Influence of light fluence rate on the effects of photodynamic therapy in an orthotopic rat glioma model.

Publication Type:

Journal Article

Source:

Journal of neurosurgery, Volume 104, Issue 1, p.109-17 (2006)

Keywords:

Aminolevulinic Acid, Animals, Brain Neoplasms, Disease Models, Animal, Glioma, Light, Necrosis, Photochemotherapy, Photosensitizing Agents, Rats, Survival Analysis

Abstract:

OBJECT: Failure of treatment for high-grade gliomas is usually due to local recurrence at the site of resection, indicating that a more aggressive local therapy could be beneficial. Photodynamic therapy (PDT) is a local treatment involving the administration of a tumor-localizing photosensitizing drug, in this case aminolevulinic acid (ALA). The effect depends on the total light energy delivered to the target tissue, but may also be influenced by the rate of light delivery.

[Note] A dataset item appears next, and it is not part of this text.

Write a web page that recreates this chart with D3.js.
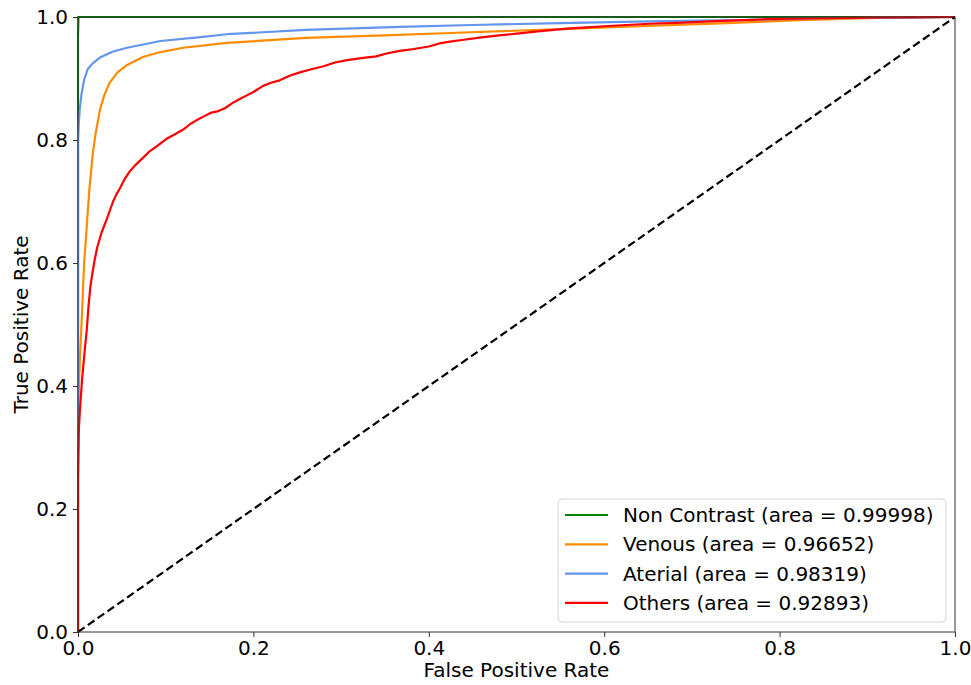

METHODS: In vitro experiments showed that the sensitivity to ALA PDT of BT4C multicellular tumor spheroids depended on the rate of light delivery (fluence rate). The BT4C tumors were established intracranially in BD-IX rats. Microfluorometry of frozen tissue sections showed that photosensitization is produced with better than 200:1 tumor/normal tissue selectivity after ALA injection. Four hours after intraperitoneal ALA injection (125 mg/kg), 26 J of 632 nm light was delivered interstitially over 15 (high fluence rate) or 90 (low fluence rate) minutes. Histological examination of animals treated 14 days after tumor induction demonstrated extensive tumor necrosis after low-fluence-rate PDT, but hardly any necrosis after high-fluence-rate treatment. Neutrophil infiltration in tumor tissue was increased by PDT, but was similar for both treatment regimens. Low-fluence-rate PDT administered 9 days after tumor induction resulted in statistically significant prolongation of survival for treated rats compared with nontreated control animals.

CONCLUSIONS: Treatment with ALA PDT induced pronounced necrosis in tumors only if the light was delivered at a low rate. The treatment prolonged the survival for tumor-bearing animals.